GIVEN EXERCISE -> Single out the lines of the material that contain "matplotlib" and copy them.

INFORMATION GIVEN ->
-.-.-
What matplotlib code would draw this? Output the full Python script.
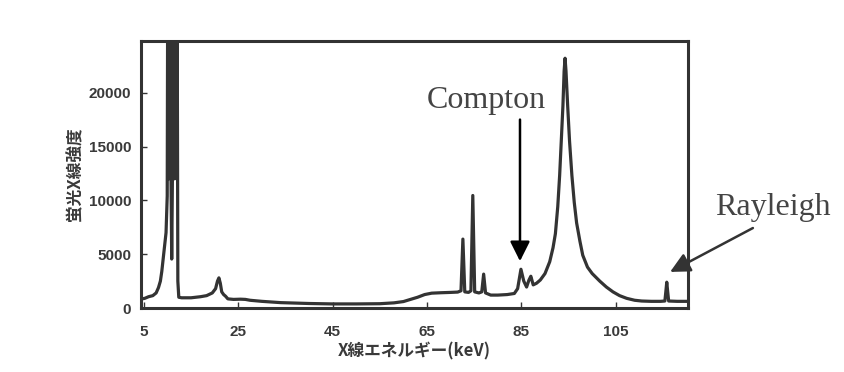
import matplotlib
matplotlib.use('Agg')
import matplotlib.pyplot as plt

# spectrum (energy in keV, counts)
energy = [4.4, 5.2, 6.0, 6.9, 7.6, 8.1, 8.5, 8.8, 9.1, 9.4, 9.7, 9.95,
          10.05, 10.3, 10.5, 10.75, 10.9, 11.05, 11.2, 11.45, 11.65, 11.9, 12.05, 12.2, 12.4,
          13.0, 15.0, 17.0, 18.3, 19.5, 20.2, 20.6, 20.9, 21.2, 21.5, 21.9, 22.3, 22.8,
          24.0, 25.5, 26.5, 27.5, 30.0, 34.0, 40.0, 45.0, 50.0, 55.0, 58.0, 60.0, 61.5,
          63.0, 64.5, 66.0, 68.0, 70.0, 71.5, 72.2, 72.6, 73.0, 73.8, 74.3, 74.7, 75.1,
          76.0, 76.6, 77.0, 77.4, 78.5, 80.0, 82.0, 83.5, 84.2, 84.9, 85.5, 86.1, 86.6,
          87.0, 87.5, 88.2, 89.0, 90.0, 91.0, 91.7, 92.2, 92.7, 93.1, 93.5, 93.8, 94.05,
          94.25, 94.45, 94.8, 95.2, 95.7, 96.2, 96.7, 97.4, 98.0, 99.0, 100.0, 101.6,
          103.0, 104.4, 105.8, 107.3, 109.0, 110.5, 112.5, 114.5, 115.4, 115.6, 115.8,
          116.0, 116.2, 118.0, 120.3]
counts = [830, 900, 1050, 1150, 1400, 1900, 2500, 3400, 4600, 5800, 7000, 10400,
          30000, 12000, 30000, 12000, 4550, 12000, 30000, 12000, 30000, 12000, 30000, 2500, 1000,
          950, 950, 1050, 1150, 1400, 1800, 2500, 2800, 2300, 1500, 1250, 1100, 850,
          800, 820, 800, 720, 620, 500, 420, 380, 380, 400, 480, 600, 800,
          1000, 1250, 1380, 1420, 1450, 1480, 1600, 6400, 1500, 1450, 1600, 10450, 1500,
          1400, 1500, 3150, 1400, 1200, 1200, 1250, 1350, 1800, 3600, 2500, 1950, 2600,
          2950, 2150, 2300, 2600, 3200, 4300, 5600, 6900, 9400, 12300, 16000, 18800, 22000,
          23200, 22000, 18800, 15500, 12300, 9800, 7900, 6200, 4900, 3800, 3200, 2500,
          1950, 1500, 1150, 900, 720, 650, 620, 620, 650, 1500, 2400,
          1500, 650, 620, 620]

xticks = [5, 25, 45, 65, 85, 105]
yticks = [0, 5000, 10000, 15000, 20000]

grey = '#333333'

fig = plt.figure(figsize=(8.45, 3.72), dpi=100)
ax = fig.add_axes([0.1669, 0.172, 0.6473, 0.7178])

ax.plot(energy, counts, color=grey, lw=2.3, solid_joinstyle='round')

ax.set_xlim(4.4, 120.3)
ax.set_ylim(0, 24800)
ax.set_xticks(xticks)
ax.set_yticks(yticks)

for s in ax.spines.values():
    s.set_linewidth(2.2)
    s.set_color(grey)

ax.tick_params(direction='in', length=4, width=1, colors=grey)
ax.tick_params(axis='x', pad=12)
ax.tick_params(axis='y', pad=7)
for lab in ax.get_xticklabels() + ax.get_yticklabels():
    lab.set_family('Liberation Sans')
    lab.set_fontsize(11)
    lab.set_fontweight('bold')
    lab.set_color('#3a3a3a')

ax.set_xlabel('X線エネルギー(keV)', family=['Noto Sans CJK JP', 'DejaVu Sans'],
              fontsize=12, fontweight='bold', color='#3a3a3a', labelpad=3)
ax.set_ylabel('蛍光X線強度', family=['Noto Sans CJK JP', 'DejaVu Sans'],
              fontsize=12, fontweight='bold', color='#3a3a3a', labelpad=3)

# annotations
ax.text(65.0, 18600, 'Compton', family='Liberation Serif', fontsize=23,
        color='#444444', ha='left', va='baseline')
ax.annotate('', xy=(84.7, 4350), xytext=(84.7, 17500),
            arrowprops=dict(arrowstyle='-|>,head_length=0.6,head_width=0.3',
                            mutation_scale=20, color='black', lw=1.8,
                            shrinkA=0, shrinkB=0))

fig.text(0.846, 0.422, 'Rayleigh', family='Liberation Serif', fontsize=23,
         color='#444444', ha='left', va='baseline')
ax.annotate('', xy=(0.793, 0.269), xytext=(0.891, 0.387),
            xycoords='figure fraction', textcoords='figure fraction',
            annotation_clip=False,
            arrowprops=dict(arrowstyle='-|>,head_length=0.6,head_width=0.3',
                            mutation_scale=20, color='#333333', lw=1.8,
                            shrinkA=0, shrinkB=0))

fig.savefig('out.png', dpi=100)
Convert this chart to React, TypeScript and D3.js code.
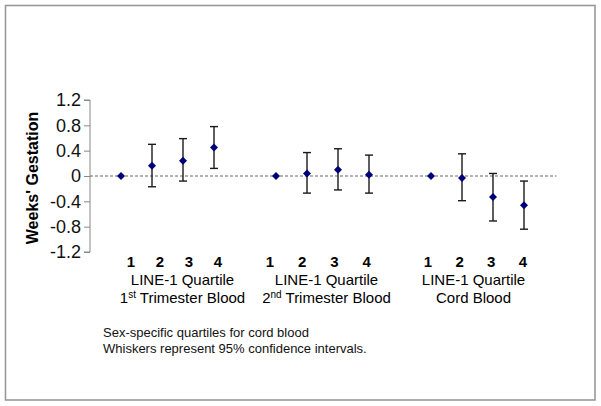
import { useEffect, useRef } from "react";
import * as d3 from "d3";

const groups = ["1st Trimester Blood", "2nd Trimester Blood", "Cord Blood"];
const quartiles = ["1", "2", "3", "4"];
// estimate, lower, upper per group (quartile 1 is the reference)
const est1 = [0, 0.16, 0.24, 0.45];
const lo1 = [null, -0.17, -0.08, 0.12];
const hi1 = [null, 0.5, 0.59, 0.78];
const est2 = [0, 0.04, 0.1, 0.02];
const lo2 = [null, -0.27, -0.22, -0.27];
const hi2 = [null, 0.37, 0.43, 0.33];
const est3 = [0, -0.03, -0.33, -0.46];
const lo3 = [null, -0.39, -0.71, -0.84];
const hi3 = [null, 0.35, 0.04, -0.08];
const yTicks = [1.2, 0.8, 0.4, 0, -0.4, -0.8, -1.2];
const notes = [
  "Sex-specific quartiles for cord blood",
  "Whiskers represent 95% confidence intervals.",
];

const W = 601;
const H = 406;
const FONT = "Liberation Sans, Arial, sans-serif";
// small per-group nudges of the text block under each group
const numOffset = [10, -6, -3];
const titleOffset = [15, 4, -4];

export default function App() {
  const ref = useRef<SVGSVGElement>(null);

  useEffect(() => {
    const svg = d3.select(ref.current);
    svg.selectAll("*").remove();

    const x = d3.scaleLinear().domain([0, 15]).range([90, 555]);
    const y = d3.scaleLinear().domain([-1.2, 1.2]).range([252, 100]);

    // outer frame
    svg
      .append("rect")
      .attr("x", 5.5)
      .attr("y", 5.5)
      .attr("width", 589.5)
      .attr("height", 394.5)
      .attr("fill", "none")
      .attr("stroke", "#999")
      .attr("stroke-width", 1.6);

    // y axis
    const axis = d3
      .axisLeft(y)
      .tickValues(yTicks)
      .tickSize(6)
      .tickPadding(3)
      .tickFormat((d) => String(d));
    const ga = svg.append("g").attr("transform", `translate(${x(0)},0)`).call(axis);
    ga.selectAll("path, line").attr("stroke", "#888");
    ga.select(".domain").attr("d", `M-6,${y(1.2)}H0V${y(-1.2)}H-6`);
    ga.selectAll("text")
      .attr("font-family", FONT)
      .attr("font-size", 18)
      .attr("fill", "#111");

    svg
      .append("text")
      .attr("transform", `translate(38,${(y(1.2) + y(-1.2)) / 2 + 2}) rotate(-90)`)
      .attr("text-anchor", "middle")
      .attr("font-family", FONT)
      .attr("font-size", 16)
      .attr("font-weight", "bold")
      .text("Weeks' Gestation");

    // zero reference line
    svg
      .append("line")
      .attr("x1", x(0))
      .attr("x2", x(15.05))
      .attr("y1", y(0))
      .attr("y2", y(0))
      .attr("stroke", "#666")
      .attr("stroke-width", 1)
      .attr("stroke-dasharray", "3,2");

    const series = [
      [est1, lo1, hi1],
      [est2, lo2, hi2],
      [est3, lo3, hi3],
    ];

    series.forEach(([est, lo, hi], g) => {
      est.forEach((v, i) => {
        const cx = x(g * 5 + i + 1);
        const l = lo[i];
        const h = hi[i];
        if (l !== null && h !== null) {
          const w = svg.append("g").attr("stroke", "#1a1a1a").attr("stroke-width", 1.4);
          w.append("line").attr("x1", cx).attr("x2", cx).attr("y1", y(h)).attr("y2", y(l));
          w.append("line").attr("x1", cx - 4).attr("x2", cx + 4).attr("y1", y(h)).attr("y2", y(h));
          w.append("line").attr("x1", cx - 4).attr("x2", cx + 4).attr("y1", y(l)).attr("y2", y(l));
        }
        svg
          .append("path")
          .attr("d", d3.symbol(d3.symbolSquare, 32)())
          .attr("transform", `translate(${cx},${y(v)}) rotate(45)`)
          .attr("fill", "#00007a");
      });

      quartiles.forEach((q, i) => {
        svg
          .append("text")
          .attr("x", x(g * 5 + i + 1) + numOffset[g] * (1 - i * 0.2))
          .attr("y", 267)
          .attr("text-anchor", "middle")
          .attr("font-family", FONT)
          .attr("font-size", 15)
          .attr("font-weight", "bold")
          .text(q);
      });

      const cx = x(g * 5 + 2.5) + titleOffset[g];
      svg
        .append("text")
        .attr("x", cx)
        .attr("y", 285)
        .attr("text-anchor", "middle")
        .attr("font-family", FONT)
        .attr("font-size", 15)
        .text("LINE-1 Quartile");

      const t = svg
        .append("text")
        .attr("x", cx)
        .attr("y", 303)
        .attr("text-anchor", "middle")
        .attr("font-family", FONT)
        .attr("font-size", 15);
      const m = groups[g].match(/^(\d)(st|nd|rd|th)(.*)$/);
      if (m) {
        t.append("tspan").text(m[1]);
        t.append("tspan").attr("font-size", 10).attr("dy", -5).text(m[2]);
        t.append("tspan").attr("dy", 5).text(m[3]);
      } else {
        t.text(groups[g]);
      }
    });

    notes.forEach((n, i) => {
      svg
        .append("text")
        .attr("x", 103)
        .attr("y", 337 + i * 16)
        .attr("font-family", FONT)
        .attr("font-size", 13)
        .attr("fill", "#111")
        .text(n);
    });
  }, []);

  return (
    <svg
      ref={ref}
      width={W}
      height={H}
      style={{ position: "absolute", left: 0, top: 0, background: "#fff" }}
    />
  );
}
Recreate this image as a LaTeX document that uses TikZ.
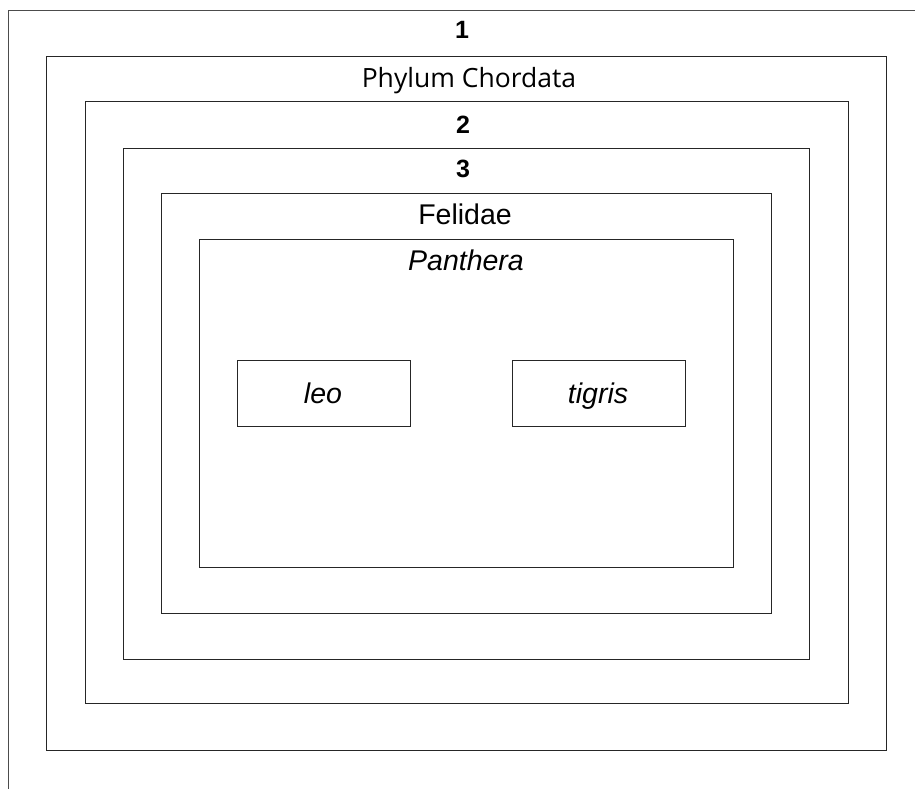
-.-.-
ANSWER TO THE EXERCISE ->
What matplotlib code would draw this? Output the full Python script.
import matplotlib
matplotlib.use('Agg')
import matplotlib.pyplot as plt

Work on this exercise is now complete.